2013/11/23

Nem tudo o que mexe está necessariamente vivo

As manifestações de ontem em Lisboa (Escadarias do Parlamento e Aula Magna da Universidade) podem significar tudo e o seu contrário.
Se é verdade que a situação do pais deixa cada vez menos margem de manobra a uma parte substancial da população, diariamente espoliada de meios mínimos para a sua sobrevivência e, nesse sentido, cada vez mais predisposta a revoltar-se contra este estado de coisas; também não é menos verdade que, salvo raras e circunscritas excepções, nada indica que a sociedade portuguesa esteja num ponto de ebulição tal que a violência futura, anunciada por muitos comentadores e exaltada por Soares, seja, para já, um dado adquirido.
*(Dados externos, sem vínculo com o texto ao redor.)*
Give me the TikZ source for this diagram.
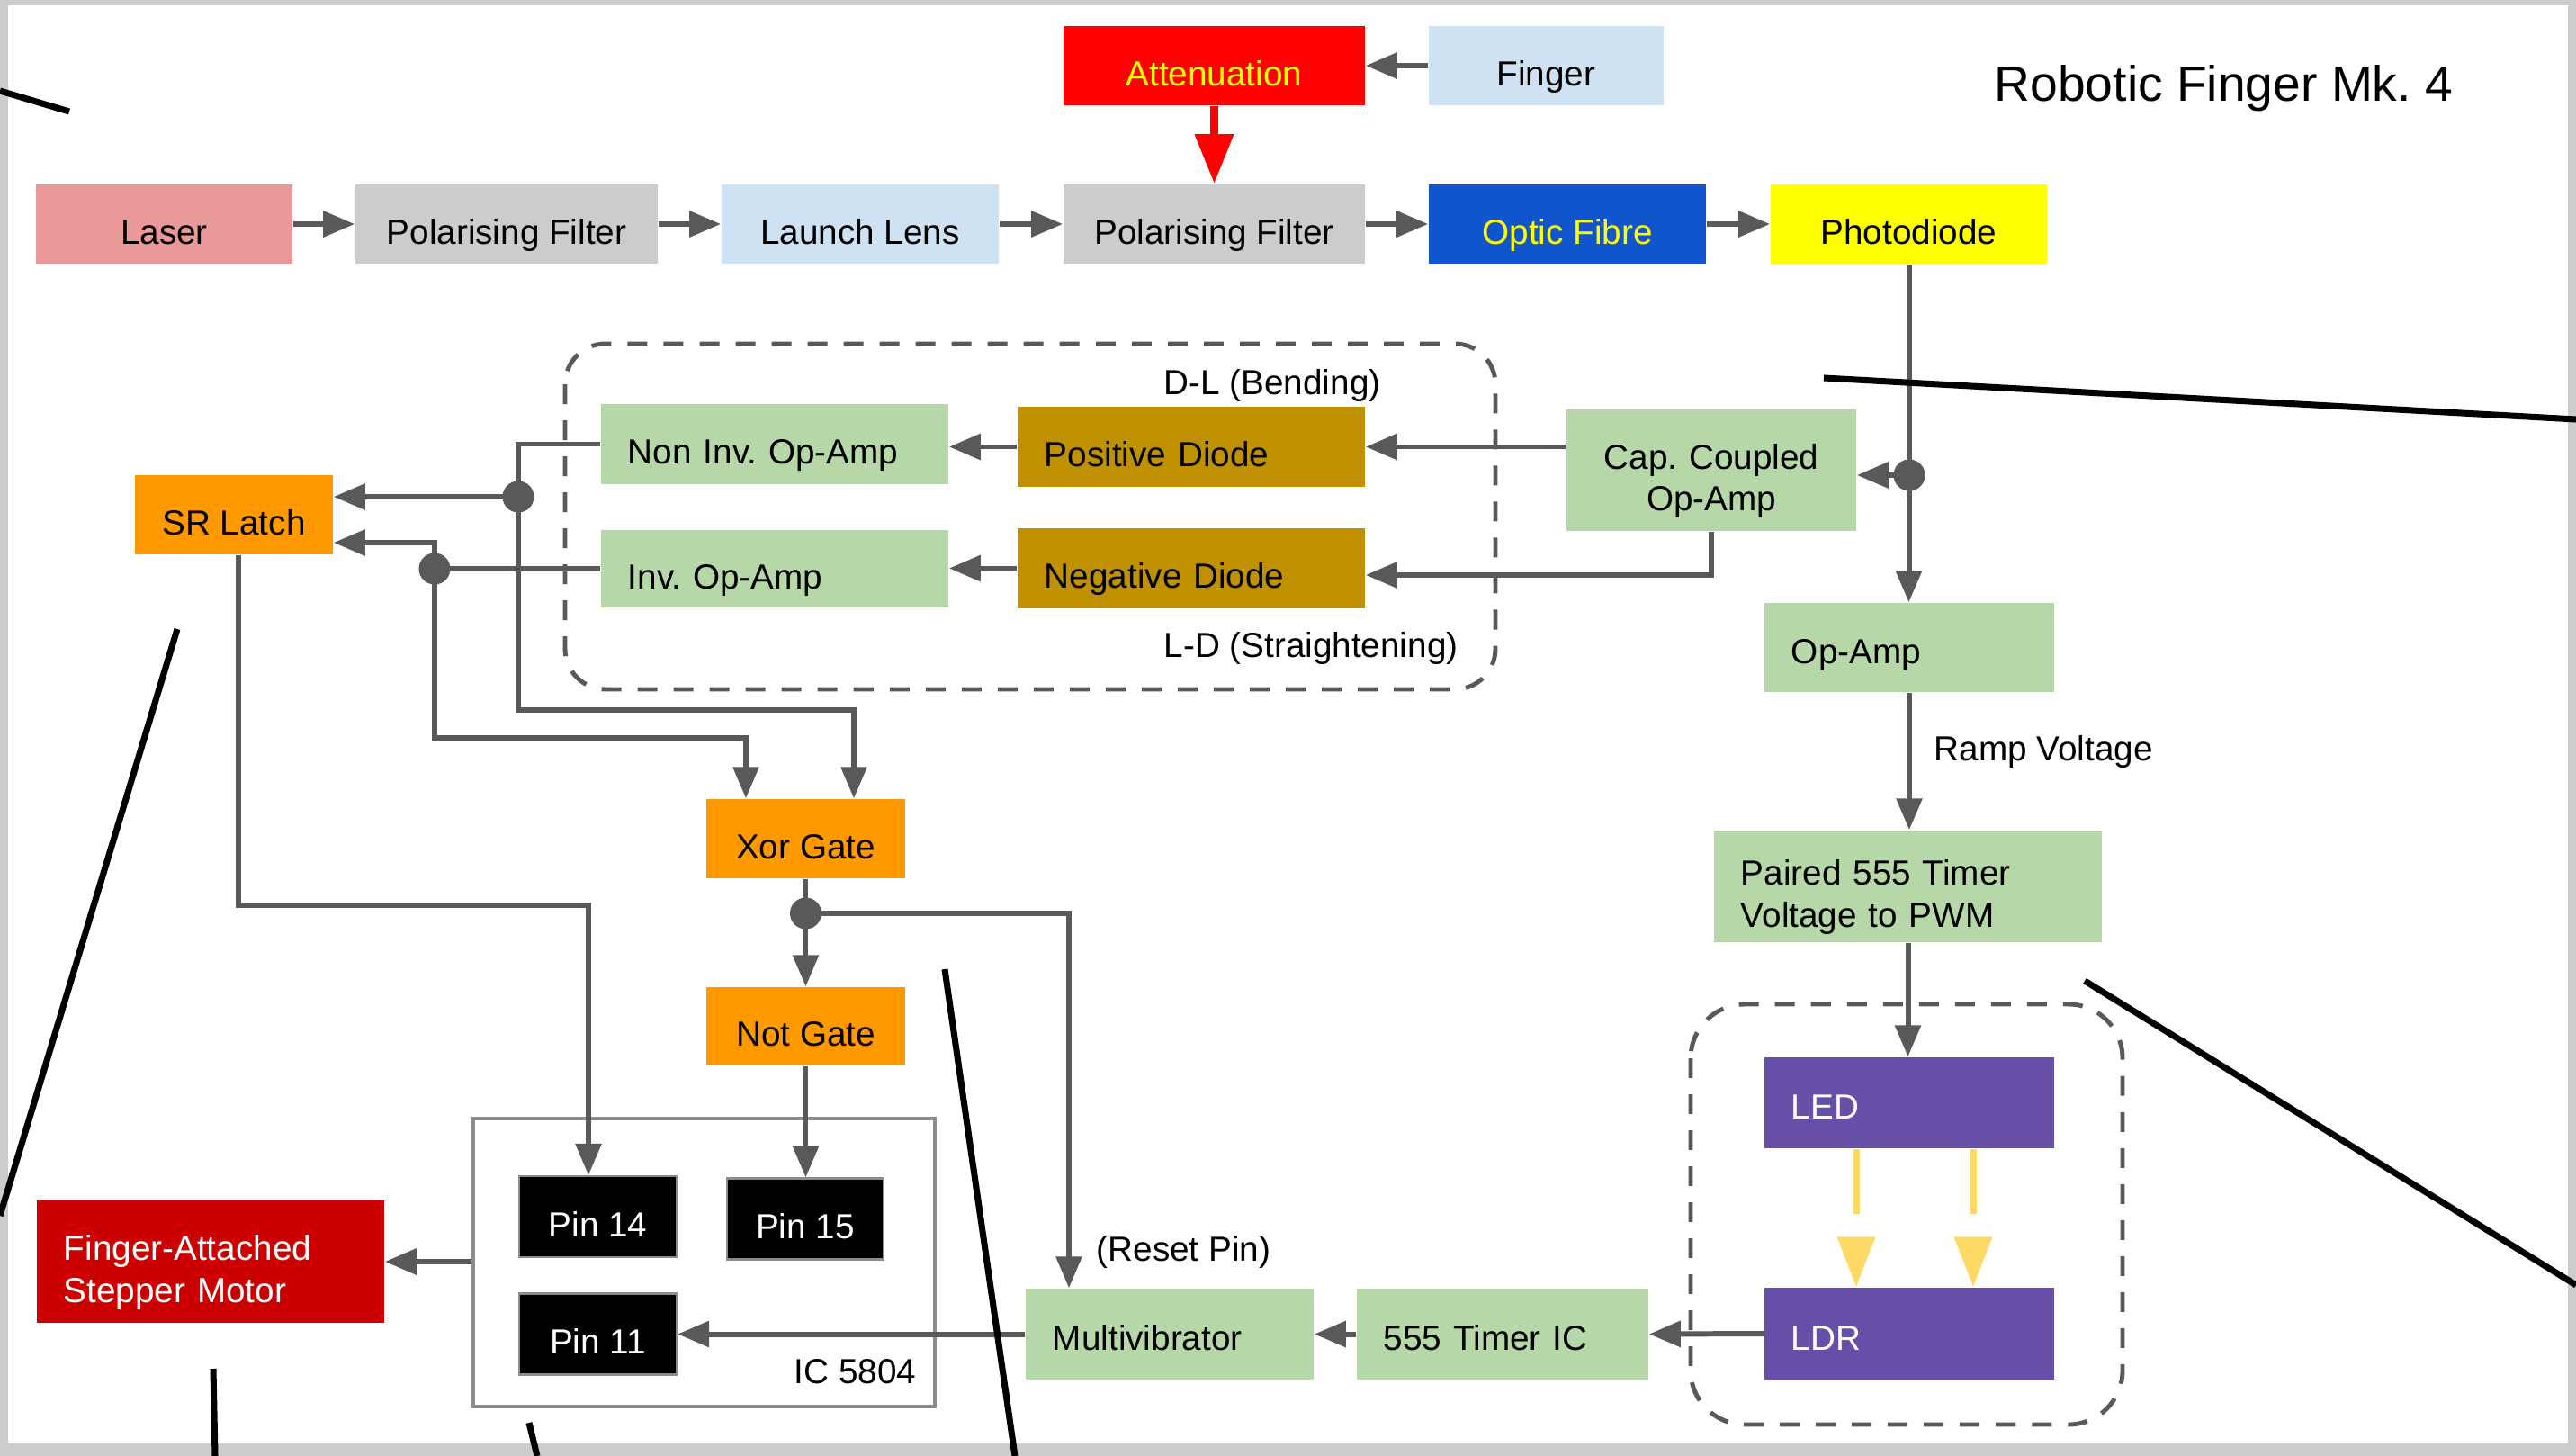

Vejamos a manifestação policial no Parlamento: é verdade que o acto simbólico dos policias a ultrapassarem as barreiras e a subirem as escadas do Parlamento, é um precedente aberto a especulações. Como se comportarão os policias, que guardam o Parlamento, em futuras manifestações naquele local?  Carregarão sobre os manifestantes, como o fizeram em Novembro de 2012, ou recuarão para o cimo da escadaria, como o fizeram ontem, permitindo aos manifestantes que subam as escadas como os polícias? É uma pergunta pertinente, pois do comportamento policial – contra, ou ao lado de futuros manifestantes -  poderemos concluir o que faz mexer a policia: uma reivindicação corporativa ou uma revolta anti-governamental.
O mesmo se pode dizer, relativamente à manifestação de iniciativa de Mário Soares, organizada à mesma hora em que as forças policiais subiam as escadas do Parlamento. Também na Aula Magna, podíamos ver caras mais e menos conhecidas, muitas delas de ex-governantes, maioritariamente do PS, que até há três anos atrás foram governo e que, muito provavelmente, vão voltar a sê-lo muito em breve.
Significará esta concentração de ex-governantes, políticos no activo, figuras de direita e de esquerda e simples cidadãos revoltados, uma nova tendência na oposição portuguesa?  Ainda é cedo para extrair conclusões, mas a experiência dos últimos anos não nos permite sermos optimistas: há um cansaço nítido na sociedade portuguesa, que não se revê na partidocracia reinante e está exaurida pelo regime de austeridade  imposto pelo actual governo. Por isso, as iniciativas da oposição, sejam estas de carácter partidário, sindical ou simples movimentos de cidadãos, parecem ter cada vez menos aderência. Basta ver a percentagem de abstenções nos actos eleitorais mais recentes ou o divisionismo reinante nos diversos movimentos, para constatar o óbvio. Que tenha sido uma figura como Mário Soares a organizar tal encontro, ilustra bem o impasse das esquerdas (todas sem excepção), nesta crítica fase da politica portuguesa.  Aparentemente, a oposição está bloqueada e não parece poder oferecer uma alternativa real de governo o que, de resto, é expresso nas sondagens regularmente feitas. Também a composição da sala da Aula Magna, não augura muito de bom, sabendo nós que muitos daqueles ex-governantes contribuíram (e de que maneira) para o estado a que o pais chegou.
Avizinham-se tempos (ainda) mais difíceis. O governo está isolado e pode cair de podre. Mas, as alternativas (à esquerda) não são de molde a entusiasmar os cidadãos. Nem tudo o que parece mexer está de facto de saúde. Este é o dilema.